Taking weekly inventories and calculating your weekly cost of sales provides distinct advantages over only counting monthly. The two primary advantages are:

  • Being able to identify problems earlier – because you’re counting on a much more frequent basis, you’ll be able to identify them much more quickly.
  • Tighter control over inventory – by counting weekly instead of monthly, you’ll know how much you’ll need to order on a week-to-week basis instead of estimating month-to-month. This ensures you have more money in the bank instead of in your inventory.

If you think you don’t have time to count, consider that you could be saving 2 – 10% on your bottom line, which could be anywhere from tens of thousands to hundreds of thousands of dollars each year.

Daily key item inventory tracking

If you have inventory items that are key to your operations, and especially your food costing by being high in cost, you should be tracking the sales and purchases of these on a daily basis. By comparing the actual usage vs. theoretical usage, it will allow you to find any areas of wastage, or potential areas in your operations that can be tightened to make that gap smaller. If your actual is close to your theoretical, you’re on the right track, and if it’s equal, you’re in the perfect situation.

Once we’ve addressed monthly, weekly, and daily inventory controls for your restaurant, and can see that they’re working, it’s time to move on to the expert level of inventory management.

Calculate the ideal food cost

The ideal food cost is one that every restaurant strives to attain. This ideal food cost, or theoretical food cost, is what you expect to see over a given period of time should proper portions, yields, and waste are taken into account.

First, we start by determining the cost for each portion, al the way down to the individual ingredients. This is key to determining the ideal cost, as ingredient prices will change over time. Next, you’ll need to determine what your sales mix is. As the mix of low and high cost items change, so too will your ideal cost.

Keeping track of your sales for individual items is a simple task that should be able to be done through your POS, and will provide you with a starting point in determining what your theoretical food cost should be, by breaking out individual ingredients, multiplying them by the units sold and arriving at the total for each.

By taking this theoretical cost, we can compare this to the actual food cost by counting the inventory at both the beginning and end of a period, accounting for purchases, and finding how much was sold, multiplying the number of individual ingredients in recipe items sold by their cost. It’s important to do this, as you can break it down from the overall food cost, to department food cost, down to individual ingredients as needed. By doing this, you don’t have to spend additional labor hours hunting through individual ingredients when a slightly less deep view is required. Actual vs. theoretical is equally important when looking at food, liquor, and even your cleaning products.

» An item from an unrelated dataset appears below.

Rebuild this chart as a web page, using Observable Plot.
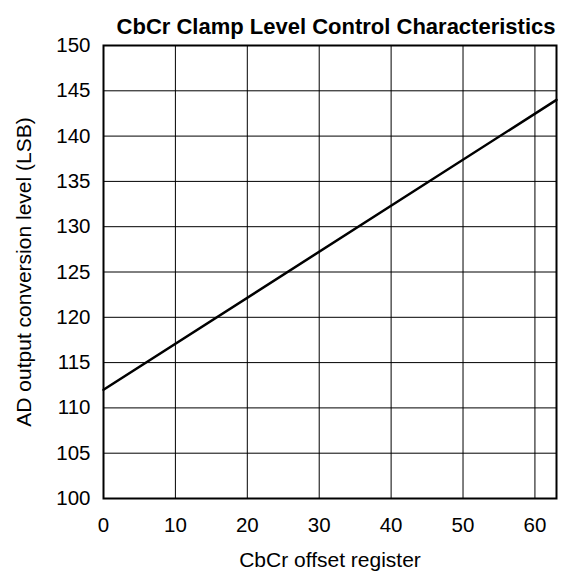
<!DOCTYPE html>
<html><head><meta charset="utf-8">
<script src="https://cdn.jsdelivr.net/npm/d3@7"></script>
<script src="https://cdn.jsdelivr.net/npm/@observablehq/plot@0.6"></script>
<style>body{margin:0;background:#fff;} svg{font-family:"Liberation Sans",Arial,sans-serif;}</style>
</head><body><div id="chart"></div>
<script>
const registerValues = [0, 63];
const levelValues = [112, 144];
const xTicks = [0, 10, 20, 30, 40, 50, 60];
const yTicks = [100, 105, 110, 115, 120, 125, 130, 135, 140, 145, 150];
const title = "CbCr Clamp Level Control Characteristics";
const xLabel = "CbCr offset register";
const yLabel = "AD output conversion level (LSB)";

const data = registerValues.map((x, i) => ({x, y: levelValues[i]}));

const chart = Plot.plot({
  width: 584, height: 575,
  marginLeft: 103, marginRight: 28, marginTop: 45, marginBottom: 77,
  style: {fontSize: "20px", fontFamily: "Liberation Sans, Arial, sans-serif", color: "#000", background: "#fff"},
  x: {domain: [0, 63], label: null},
  y: {domain: [100, 150], label: null},
  marks: [
    Plot.gridX(xTicks, {stroke: "#000", strokeOpacity: 1, strokeWidth: 1}),
    Plot.gridY(yTicks, {stroke: "#000", strokeOpacity: 1, strokeWidth: 1}),
    Plot.frame({stroke: "#000", strokeWidth: 2}),
    Plot.line(data, {x: "x", y: "y", stroke: "#000", strokeWidth: 2.5}),
    Plot.axisX({ticks: xTicks, tickSize: 0, tickPadding: 19, fontSize: 20.5, label: null}),
    Plot.axisY({ticks: yTicks, tickSize: 0, tickPadding: 13, fontSize: 20.5, label: null}),
    Plot.text([title], {frameAnchor: "top-right", textAnchor: "end", dx: -1, dy: -27, fontSize: 22, fontWeight: "bold", fill: "#000"}),
    Plot.text([xLabel], {frameAnchor: "bottom", dy: 68, fontSize: 21, fill: "#000"}),
    Plot.text([yLabel], {frameAnchor: "left", textAnchor: "middle", dx: -79, rotate: -90, fontSize: 21, fill: "#000"})
  ]
});
document.getElementById("chart").appendChild(chart);
</script></body></html>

Put in place inventory control software

If you have all of your other inventory control measures in place, the next step is to make these processes much more efficient, and this can be done by implementing inventory control software. By using software like Optimum Control, you can have all of your systems centralized, making it easier to access all of your information and analyze it. With these systems however, there needs to be complete buy-in within your organization, from the front-line employees all the way up to management. While some multi-unit organizations may have people dedicated to inventory management specifically, individual locations and many chains will need their employees and management to handle many aspects of this. In addition to this buy-in, employees will need to be meticulous in working the routine of counting inventory in set intervals in order to ensure the software is able to utilize it to its fullest, and provide you with the correct critical information to make the right decisions.

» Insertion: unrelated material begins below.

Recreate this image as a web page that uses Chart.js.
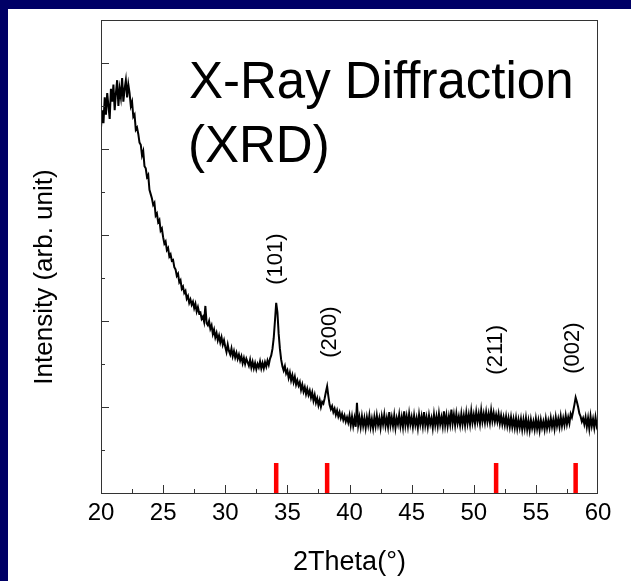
<!DOCTYPE html>
<html>
<head>
<meta charset="utf-8">
<title>XRD</title>
<script src="https://cdn.jsdelivr.net/npm/chart.js@4.4.1/dist/chart.umd.min.js"></script>
<style>
  html { background: #ffffff; }
  body { margin: 0; padding: 0; background: #ffffff; overflow: hidden; }
  #wrap { position: relative; width: 631px; height: 581px; overflow: hidden; background: #ffffff; }
  #xrd { position: absolute; left: 0; top: 0; background: #ffffff; }
  .navy-top { position: absolute; left: 0; top: 0; width: 631px; height: 9px; background: #000066; z-index: 2; }
  .navy-left { position: absolute; left: 0; top: 0; width: 8px; height: 581px; background: #000066; z-index: 2; }
</style>
</head>
<body>
<div id="wrap">
  <canvas id="xrd" width="631" height="581"></canvas>
  <div class="navy-top"></div>
  <div class="navy-left"></div>
</div>
<script>
// scan: 20..60 deg, 0.1 deg step (one row = one degree)
var thetaStart = 20;
var thetaStep = 0.1;
var intensity = [
  8.5, 8.9, 8.6, 9.2, 8.8, 9.3, 9.0, 8.7, 9.4, 9.1,
  9.5, 8.9, 9.3, 9.6, 9.0, 9.4, 9.2, 9.65, 9.1, 9.4,
  9.6, 9.2, 9.5, 9.3, 9.0, 9.1, 8.75, 8.8, 8.45, 8.5,
  8.35, 8.15, 8.1, 7.85, 7.95, 7.6, 7.55, 7.35, 7.4, 7.05,
  6.95, 6.85, 6.7, 6.75, 6.45, 6.5, 6.3, 6.35, 6.1, 6.15,
  5.95, 5.8, 5.85, 5.65, 5.7, 5.5, 5.55, 5.4, 5.42, 5.25,
  5.2, 5.05, 5.1, 4.9, 4.95, 4.75, 4.8, 4.65, 4.7, 4.52,
  4.58, 4.42, 4.5, 4.38, 4.45, 4.3, 4.4, 4.22, 4.32, 4.18,
  4.2, 4.05, 4.1, 3.98, 4.35, 3.95, 3.9, 4.0, 3.82, 3.9,
  3.7, 3.8, 3.62, 3.72, 3.55, 3.66, 3.5, 3.62, 3.45, 3.55,
  3.4, 3.28, 3.45, 3.3, 3.22, 3.36, 3.18, 3.3, 3.15, 3.26,
  3.12, 3.22, 3.08, 3.18, 3.02, 3.14, 3.0, 3.12, 3.04, 2.96,
  3.1, 2.92, 3.05, 2.9, 3.02, 2.88, 3.0, 2.92, 3.06, 2.9,
  3.02, 2.9, 3.04, 2.94, 3.08, 2.98, 3.12, 3.2, 3.35, 3.6,
  4.0, 4.42, 4.2, 3.7, 3.35, 3.1, 2.95, 2.85, 2.95, 2.78,
  2.85, 2.68, 2.8, 2.62, 2.74, 2.58, 2.7, 2.52, 2.62, 2.5,
  2.58, 2.4, 2.52, 2.36, 2.46, 2.3, 2.42, 2.28, 2.38, 2.22,
  2.34, 2.15, 2.28, 2.1, 2.2, 2.04, 2.16, 2.0, 2.12, 2.08,
  2.2, 2.35, 2.48, 2.25, 2.05, 1.95, 2.02, 1.88, 1.96, 1.82,
  1.92, 1.78, 1.88, 1.74, 1.84, 1.7, 1.8, 1.66, 1.76, 1.64,
  1.8, 1.58, 1.78, 1.56, 1.74, 1.54, 2.1, 1.58, 1.76, 1.54,
  1.78, 1.56, 1.74, 1.52, 1.76, 1.58, 1.8, 1.54, 1.72, 1.51,
  1.76, 1.56, 1.8, 1.58, 1.74, 1.52, 1.78, 1.6, 1.82, 1.56,
  1.74, 1.54, 1.88, 1.58, 1.76, 1.56, 1.8, 1.52, 1.74, 1.6,
  1.82, 1.56, 1.76, 1.54, 1.9, 1.58, 1.78, 1.56, 1.84, 1.6,
  1.76, 1.54, 1.8, 1.58, 1.74, 1.52, 1.82, 1.6, 1.78, 1.56,
  1.88, 1.58, 1.76, 1.54, 1.8, 1.6, 1.74, 1.52, 1.82, 1.58,
  1.78, 1.56, 1.84, 1.6, 1.76, 1.56, 1.9, 1.58, 1.8, 1.56,
  1.78, 1.6, 1.94, 1.62, 1.82, 1.58, 1.84, 1.62, 1.78, 1.58,
  1.84, 1.6, 1.8, 1.58, 1.86, 1.62, 1.82, 1.6, 1.9, 1.64,
  1.82, 1.62, 1.88, 1.66, 1.84, 1.62, 1.92, 1.66, 1.84, 1.64,
  1.88, 1.66, 1.84, 1.64, 1.92, 1.68, 1.86, 1.66, 1.82, 1.66,
  1.84, 1.62, 1.8, 1.6, 1.76, 1.58, 1.78, 1.56, 1.74, 1.54,
  1.76, 1.54, 1.72, 1.52, 1.74, 1.5, 1.7, 1.52, 1.72, 1.48,
  1.7, 1.5, 1.74, 1.48, 1.68, 1.46, 1.7, 1.51, 1.66, 1.48,
  1.72, 1.5, 1.68, 1.46, 1.7, 1.52, 1.66, 1.48, 1.72, 1.51,
  1.68, 1.52, 1.74, 1.54, 1.7, 1.5, 1.76, 1.56, 1.72, 1.54,
  1.78, 1.56, 1.74, 1.58, 1.8, 1.6, 1.76, 1.62, 1.84, 1.76,
  1.9, 2.05, 2.22, 2.12, 2.0, 1.85, 1.78, 1.66, 1.74, 1.6,
  1.76, 1.54, 1.74, 1.5, 1.78, 1.56, 1.72, 1.52, 1.76, 1.56,
  1.66
];

// reference (red) lines and peak labels
var refPos = [34.1, 38.2, 51.8, 58.2];
var refTop = 0.7;
var peakNames = ['(101)', '(200)', '(211)', '(002)'];
var peakLabelX = [34.1, 38.4, 51.8, 58.0];
var peakLabelY = [5.44, 3.74, 3.33, 3.37];

var FONT = '"Liberation Sans", Arial, sans-serif';

var scan = intensity.map(function(v, i) {
  return {x: +(thetaStart + i * thetaStep).toFixed(2), y: v};
});

var refData = [];
refPos.forEach(function(p) {
  refData.push({x: p, y: 0});
  refData.push({x: p, y: refTop});
  refData.push({x: p, y: null});
});

var decor = {
  id: 'decor',
  afterDatasetsDraw: function(chart) {
    var ctx = chart.ctx, a = chart.chartArea;
    var xs = chart.scales.x, ys = chart.scales.y;
    ctx.save();

    // frame
    ctx.strokeStyle = '#333';
    ctx.lineWidth = 1;
    ctx.strokeRect(Math.round(a.left) + 0.5, Math.round(a.top) + 0.5,
      Math.round(a.right - a.left) - 1, Math.round(a.bottom - a.top));

    // inward ticks
    ctx.beginPath();
    ys.ticks.forEach(function(t) {
      if (t.value <= ys.min || t.value >= ys.max) return;
      var py = Math.round(ys.getPixelForValue(t.value)) + 0.5;
      var len = t.value % 2 === 0 ? 8 : 4;
      ctx.moveTo(a.left, py);
      ctx.lineTo(a.left + len, py);
    });
    for (var v = xs.min + 2.5; v < xs.max; v += 2.5) {
      var px = Math.round(xs.getPixelForValue(v)) + 0.5;
      var l = v % 5 === 0 ? 8 : 4;
      ctx.moveTo(px, a.bottom);
      ctx.lineTo(px, a.bottom - l);
    }
    ctx.stroke();

    // peak labels
    ctx.fillStyle = '#000';
    ctx.font = '22px ' + FONT;
    ctx.textAlign = 'center';
    ctx.textBaseline = 'middle';
    peakNames.forEach(function(name, i) {
      ctx.save();
      ctx.translate(xs.getPixelForValue(peakLabelX[i]), ys.getPixelForValue(peakLabelY[i]));
      ctx.rotate(-Math.PI / 2);
      ctx.fillText(name, 0, 0);
      ctx.restore();
    });

    // y axis title
    ctx.save();
    ctx.font = '26px ' + FONT;
    ctx.translate(45, 277);
    ctx.rotate(-Math.PI / 2);
    ctx.fillText('Intensity (arb. unit)', 0, 0);
    ctx.restore();

    // big heading
    ctx.font = '51px ' + FONT;
    ctx.textAlign = 'left';
    ctx.textBaseline = 'alphabetic';
    ctx.fillText('X-Ray Diffraction', 189, 98);
    ctx.fillText('(XRD)', 188, 162);

    ctx.restore();
  }
};

new Chart(document.getElementById('xrd'), {
  type: 'line',
  data: {
    datasets: [{
      label: 'XRD',
      data: scan,
      borderColor: '#000',
      borderWidth: 2,
      pointRadius: 0,
      tension: 0
    }, {
      label: 'ref',
      data: refData,
      borderColor: '#ff0000',
      borderWidth: 4.5,
      borderCapStyle: 'butt',
      pointRadius: 0,
      spanGaps: false
    }]
  },
  options: {
    responsive: false,
    animation: false,
    devicePixelRatio: 1,
    layout: { padding: { top: 20, right: 33, left: 0, bottom: 0 } },
    plugins: {
      legend: { display: false },
      tooltip: { enabled: false }
    },
    scales: {
      x: {
        type: 'linear',
        min: 20,
        max: 60,
        grid: { display: false, drawTicks: false },
        border: { display: false },
        ticks: {
          stepSize: 5,
          padding: 6,
          color: '#000',
          font: { family: FONT, size: 24 }
        },
        title: {
          display: true,
          text: '2Theta(°)',
          color: '#000',
          font: { family: FONT, size: 27 },
          padding: { top: 0, bottom: 2 }
        },
        afterFit: function(s) { s.height = 88; }
      },
      y: {
        min: 0,
        max: 11,
        grid: { display: false, drawTicks: false },
        border: { display: false },
        ticks: { stepSize: 1, display: false },
        afterFit: function(s) { s.width = 101; }
      }
    }
  },
  plugins: [decor]
});
</script>
</body>
</html>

In order to properly prepare yourself for using inventory management software like Optimum Control, there are a few items that need to be addressed:

  • Inventory Masters: In order to properly utilize your restaurant’s inventory management software, you’ll first need to create an inventory master, which is a list of all ingredients that you purchase. This list needs to include the following information for each ingredient:
    • Description
    • Pack and Case Size
    • Purchase Unit
    • Purchase Price
    • Par-Level of Inventory to have on-hand (when you record purchases, the quantity on-hand will increase)
  • Batch Recipes: Each of your prepared items must have batch recipes created for them. These batch recipes will each include a specific quantity of the raw ingredients from the inventory master you created, or other batch recipes. You will also need to calculate your yields for both individual ingredients and batches. This will be a labor intensive process during setup, but will be less intensive when you are adding or removing single items, such as new recipes, or making changes.
  • Menu Item Recipes: Each of your menu items is composed of either raw ingredients and/or batch recipes, and requires a recipe of its own. In order to ensure your inventory is correctly adjusted when items are ordered, each of these menu items should have a matching description in your POS.
  • Inventory Locations: You’ll want to set up your inventory storage locations to ensure that physical counts can be undertaken. You’ll be able to print off countsheets for each inventory location, or export to a mobile device to use an application (such as OC Mobile) to conduct counts.
  • Vendors: All vendors you purchase from will need to be entered into the software and assigned their own vendor ID for each purchased product. In many cases, your chosen inventory management software will be able to interface with the vendor systems in order to get these numbers.
  • POS System Setup: In order to accurately track ingredient usage in menu items, you need to enter your menu items into your POS system. This includes any modifiers or substitutions that may be possible, such as onion rings instead of fries, or adding bacon and cheese to a burger. Daily specials, special features, and other modifiers need to be programmed in, as well as when new recipes are added. This presents more actions for your staff to enter orders, and for programmers to try and track ingredient usage.

As you can see, inventory is an important piece of your restaurant management puzzle, and one that should not be taken lightly. The slightest change to a recipe or your operations can create a ripple effect through your entire organization; as such, needs to have an established set of procedures and systems in place to ensure everything runs smoothly and efficiently so that you can control your costs and maximize your profits.